TASK TO COMPLETE | Nothing but the lines from the top of the data to the line holding "(m2.west) -- (i2.east);" should be printed, word for word and both ends included; leave the pictures out.

INFORMATION SHOWN |
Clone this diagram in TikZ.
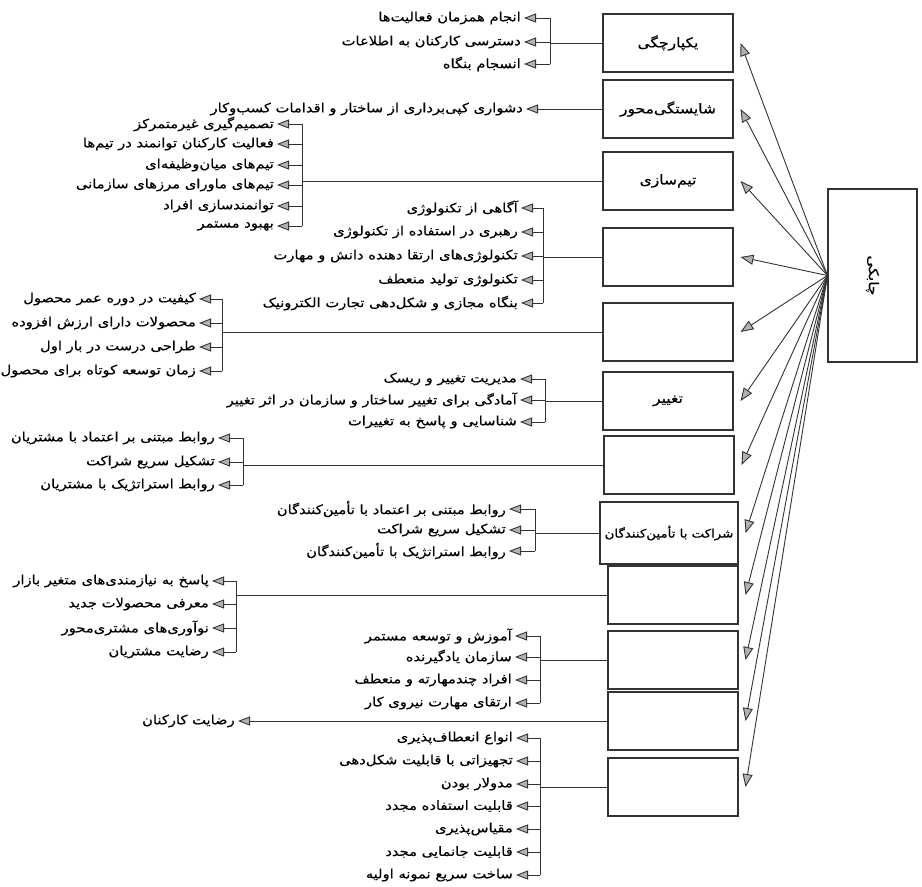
\documentclass[tikz,border=0pt]{standalone}
\usepackage{fontspec}
\newfontfamily\arabicfont[Script=Arabic, FakeStretch=1.15, FakeBold=0.4]{DejaVu Sans}
\TeXXeTstate=1
\usetikzlibrary{arrows.meta}
\tikzset{
  ln/.style={draw=black!80, line width=0.9pt},
  box/.style={draw=black!80, line width=1.1pt, minimum width=130pt, minimum height=58pt, inner sep=0pt, font=\arabicfont\fontsize{13.5}{15}\selectfont},
  itm/.style={anchor=east, inner sep=3pt, font=\arabicfont\fontsize{12.8}{14}\selectfont},
  tk/.style={ln, -{Triangle[length=12pt,width=9pt,fill=gray!60]}},
  ray/.style={ln, -{Triangle[length=13pt,width=10pt,fill=gray!60]}},
}
\begin{document}
\begin{tikzpicture}[x=1pt,y=-1pt]
\fill[white] (0,0) rectangle (922,887);
\useasboundingbox (0,0) rectangle (922,887);

% middle boxes
\node[box] (m1) at (668,43) {\beginR یکپارچگی\endR};
\node[box] (m2) at (668,109) {\beginR شایستگی‌محور\endR};
\node[box] (m3) at (668,181) {\beginR تیم‌سازی\endR};
\node[box] (m4) at (668,257) {};
\node[box] (m5) at (668,332) {};
\node[box] (m6) at (668,401) {\beginR تغییر\endR};
\node[box] (m7) at (669,465) {};
\node[box, minimum width=138pt, minimum height=62pt, font=\arabicfont\fontsize{11.6}{13}\selectfont] (m8) at (669,533) {\beginR شراکت با تأمین‌کنندگان\endR};
\node[box] (m9) at (673,595) {};
\node[box] (m10) at (673,660) {};
\node[box] (m11) at (673,721) {};
\node[box] (m12) at (673,787) {};

% right box
\node[box, rotate=-90, minimum width=173pt, minimum height=89pt] (agil) at (872.5,275.5) {\beginR چابکی\endR};

\foreach \m in {m1,m2,m3,m4,m5,m6,m7,m8,m9,m10,m11,m12}
  \draw[ray] (agil.south) -- ([xshift=7pt]\m.east);

% group 1
\coordinate (j1) at (550,43);
\node[itm] (i1a) at (524,18) {\beginR انجام همزمان فعالیت‌ها\endR};
\node[itm] (i1b) at (524,42) {\beginR دسترسی کارکنان به اطلاعات\endR};
\node[itm] (i1c) at (524,64) {\beginR انسجام بنگاه\endR};
\draw[ln] (m1.west) -- (m1.west -| j1);
\draw[ln] (j1 |- i1a.east) -- (j1 |- i1c.east);
\foreach \n in {a,b,c} \draw[tk] (j1 |- i1\n.east) -- (i1\n.east);

% group 2
\node[itm] (i2) at (526,109) {\beginR دشواری کپی‌برداری از ساختار و اقدامات کسب‌وکار\endR};
\draw[tk] (m2.west) -- (i2.east);

% group 3
\coordinate (j3) at (302,181);
\node[itm] (i3a) at (277,124) {\beginR تصمیم‌گیری غیرمتمرکز\endR};
\node[itm] (i3b) at (277,144) {\beginR فعالیت کارکنان توانمند در تیم‌ها\endR};
\node[itm] (i3c) at (277,165) {\beginR تیم‌های میان‌وظیفه‌ای\endR};
\node[itm] (i3d) at (277,185) {\beginR تیم‌های ماورای مرزهای سازمانی\endR};
\node[itm] (i3e) at (277,206) {\beginR توانمندسازی افراد\endR};
\node[itm] (i3f) at (277,226) {\beginR بهبود مستمر\endR};
\draw[ln] (m3.west) -- (m3.west -| j3);
\draw[ln] (j3 |- i3a.east) -- (j3 |- i3f.east);
\foreach \n in {a,b,c,d,e,f} \draw[tk] (j3 |- i3\n.east) -- (i3\n.east);

% group 4
\coordinate (j4) at (543,257);
\node[itm] (i4a) at (521,208) {\beginR آگاهی از تکنولوژی\endR};
\node[itm] (i4b) at (521,232) {\beginR رهبری در استفاده از تکنولوژی\endR};
\node[itm] (i4c) at (521,256) {\beginR تکنولوژی‌های ارتقا دهنده دانش و مهارت\endR};
\node[itm] (i4d) at (521,280) {\beginR تکنولوژی تولید منعطف\endR};
\node[itm] (i4e) at (521,303) {\beginR بنگاه مجازی و شکل‌دهی تجارت الکترونیک\endR};
\draw[ln] (m4.west) -- (m4.west -| j4);
\draw[ln] (j4 |- i4a.east) -- (j4 |- i4e.east);
\foreach \n in {a,b,c,d,e} \draw[tk] (j4 |- i4\n.east) -- (i4\n.east);

% group 5
\coordinate (j5) at (222,332);
\node[itm] (i5a) at (199,299) {\beginR کیفیت در دوره عمر محصول\endR};
\node[itm] (i5b) at (199,323) {\beginR محصولات دارای ارزش افزوده\endR};
\node[itm] (i5c) at (199,347) {\beginR طراحی درست در بار اول\endR};
\node[itm] (i5d) at (199,371) {\beginR زمان توسعه کوتاه برای محصول\endR};
\draw[ln] (m5.west) -- (m5.west -| j5);
\draw[ln] (j5 |- i5a.east) -- (j5 |- i5d.east);
\foreach \n in {a,b,c,d} \draw[tk] (j5 |- i5\n.east) -- (i5\n.east);

% group 6
\coordinate (j6) at (545,401);
\node[itm] (i6a) at (520,379) {\beginR مدیریت تغییر و ریسک\endR};
\node[itm] (i6b) at (520,400) {\beginR آمادگی برای تغییر ساختار و سازمان در اثر تغییر\endR};
\node[itm] (i6c) at (520,422) {\beginR شناسایی و پاسخ به تغییرات\endR};
\draw[ln] (m6.west) -- (m6.west -| j6);
\draw[ln] (j6 |- i6a.east) -- (j6 |- i6c.east);
\foreach \n in {a,b,c} \draw[tk] (j6 |- i6\n.east) -- (i6\n.east);

% group 7
\coordinate (j7) at (243,465);
\node[itm] (i7a) at (218,438) {\beginR روابط مبتنی بر اعتماد با مشتریان\endR};
\node[itm] (i7b) at (218,462) {\beginR تشکیل سریع شراکت\endR};
\node[itm] (i7c) at (218,485) {\beginR روابط استراتژیک با مشتریان\endR};
\draw[ln] (m7.west) -- (m7.west -| j7);
\draw[ln] (j7 |- i7a.east) -- (j7 |- i7c.east);
\foreach \n in {a,b,c} \draw[tk] (j7 |- i7\n.east) -- (i7\n.east);

% group 8
\coordinate (j8) at (535,533);
\node[itm] (i8a) at (509,509) {\beginR روابط مبتنی بر اعتماد با تأمین‌کنندگان\endR};
\node[itm] (i8b) at (509,530) {\beginR تشکیل سریع شراکت\endR};
\node[itm] (i8c) at (509,551) {\beginR روابط استراتژیک با تأمین‌کنندگان\endR};
\draw[ln] (m8.west) -- (m8.west -| j8);
\draw[ln] (j8 |- i8a.east) -- (j8 |- i8c.east);
\foreach \n in {a,b,c} \draw[tk] (j8 |- i8\n.east) -- (i8\n.east);

% group 9
\coordinate (j9) at (236,595);
\node[itm] (i9a) at (212,581) {\beginR پاسخ به نیازمندی‌های متغیر بازار\endR};
\node[itm] (i9b) at (212,604) {\beginR معرفی محصولات جدید\endR};
\node[itm] (i9c) at (212,628) {\beginR نوآوری‌های مشتری‌محور\endR};
\node[itm] (i9d) at (212,652) {\beginR رضایت مشتریان\endR};
\draw[ln] (m9.west) -- (m9.west -| j9);
\draw[ln] (j9 |- i9a.east) -- (j9 |- i9d.east);
\foreach \n in {a,b,c,d} \draw[tk] (j9 |- i9\n.east) -- (i9\n.east);

% group 10
\coordinate (j10) at (540,660);
\node[itm] (i10a) at (515,636) {\beginR آموزش و توسعه مستمر\endR};
\node[itm] (i10b) at (515,657) {\beginR سازمان یادگیرنده\endR};
\node[itm] (i10c) at (515,680) {\beginR افراد چندمهارته و منعطف\endR};
\node[itm] (i10d) at (515,703) {\beginR ارتقای مهارت نیروی کار\endR};
\draw[ln] (m10.west) -- (m10.west -| j10);
\draw[ln] (j10 |- i10a.east) -- (j10 |- i10d.east);
\foreach \n in {a,b,c,d} \draw[tk] (j10 |- i10\n.east) -- (i10\n.east);

% group 11
\node[itm] (i11) at (238,721) {\beginR رضایت کارکنان\endR};
\draw[tk] (m11.west) -- (i11.east);

% group 12
\coordinate (j12) at (540,787);
\node[itm] (i12a) at (516,738) {\beginR انواع انعطاف‌پذیری\endR};
\node[itm] (i12b) at (516,761) {\beginR تجهیزاتی با قابلیت شکل‌دهی\endR};
\node[itm] (i12c) at (516,784) {\beginR مدولار بودن\endR};
\node[itm] (i12d) at (516,806) {\beginR قابلیت استفاده مجدد\endR};
\node[itm] (i12e) at (516,829) {\beginR مقیاس‌پذیری\endR};
\node[itm] (i12f) at (516,852) {\beginR قابلیت جانمایی مجدد\endR};
\node[itm] (i12g) at (516,875) {\beginR ساخت سریع نمونه اولیه\endR};
\draw[ln] (m12.west) -- (m12.west -| j12);
\draw[ln] (j12 |- i12a.east) -- (j12 |- i12g.east);
\foreach \n in {a,b,c,d,e,f,g} \draw[tk] (j12 |- i12\n.east) -- (i12\n.east);
\end{tikzpicture}
\end{document}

THE SOLUTION |
Clone this diagram in TikZ.
\documentclass[tikz,border=0pt]{standalone}
\usepackage{fontspec}
\newfontfamily\arabicfont[Script=Arabic, FakeStretch=1.15, FakeBold=0.4]{DejaVu Sans}
\TeXXeTstate=1
\usetikzlibrary{arrows.meta}
\tikzset{
  ln/.style={draw=black!80, line width=0.9pt},
  box/.style={draw=black!80, line width=1.1pt, minimum width=130pt, minimum height=58pt, inner sep=0pt, font=\arabicfont\fontsize{13.5}{15}\selectfont},
  itm/.style={anchor=east, inner sep=3pt, font=\arabicfont\fontsize{12.8}{14}\selectfont},
  tk/.style={ln, -{Triangle[length=12pt,width=9pt,fill=gray!60]}},
  ray/.style={ln, -{Triangle[length=13pt,width=10pt,fill=gray!60]}},
}
\begin{document}
\begin{tikzpicture}[x=1pt,y=-1pt]
\fill[white] (0,0) rectangle (922,887);
\useasboundingbox (0,0) rectangle (922,887);

% middle boxes
\node[box] (m1) at (668,43) {\beginR یکپارچگی\endR};
\node[box] (m2) at (668,109) {\beginR شایستگی‌محور\endR};
\node[box] (m3) at (668,181) {\beginR تیم‌سازی\endR};
\node[box] (m4) at (668,257) {};
\node[box] (m5) at (668,332) {};
\node[box] (m6) at (668,401) {\beginR تغییر\endR};
\node[box] (m7) at (669,465) {};
\node[box, minimum width=138pt, minimum height=62pt, font=\arabicfont\fontsize{11.6}{13}\selectfont] (m8) at (669,533) {\beginR شراکت با تأمین‌کنندگان\endR};
\node[box] (m9) at (673,595) {};
\node[box] (m10) at (673,660) {};
\node[box] (m11) at (673,721) {};
\node[box] (m12) at (673,787) {};

% right box
\node[box, rotate=-90, minimum width=173pt, minimum height=89pt] (agil) at (872.5,275.5) {\beginR چابکی\endR};

\foreach \m in {m1,m2,m3,m4,m5,m6,m7,m8,m9,m10,m11,m12}
  \draw[ray] (agil.south) -- ([xshift=7pt]\m.east);

% group 1
\coordinate (j1) at (550,43);
\node[itm] (i1a) at (524,18) {\beginR انجام همزمان فعالیت‌ها\endR};
\node[itm] (i1b) at (524,42) {\beginR دسترسی کارکنان به اطلاعات\endR};
\node[itm] (i1c) at (524,64) {\beginR انسجام بنگاه\endR};
\draw[ln] (m1.west) -- (m1.west -| j1);
\draw[ln] (j1 |- i1a.east) -- (j1 |- i1c.east);
\foreach \n in {a,b,c} \draw[tk] (j1 |- i1\n.east) -- (i1\n.east);

% group 2
\node[itm] (i2) at (526,109) {\beginR دشواری کپی‌برداری از ساختار و اقدامات کسب‌وکار\endR};
\draw[tk] (m2.west) -- (i2.east);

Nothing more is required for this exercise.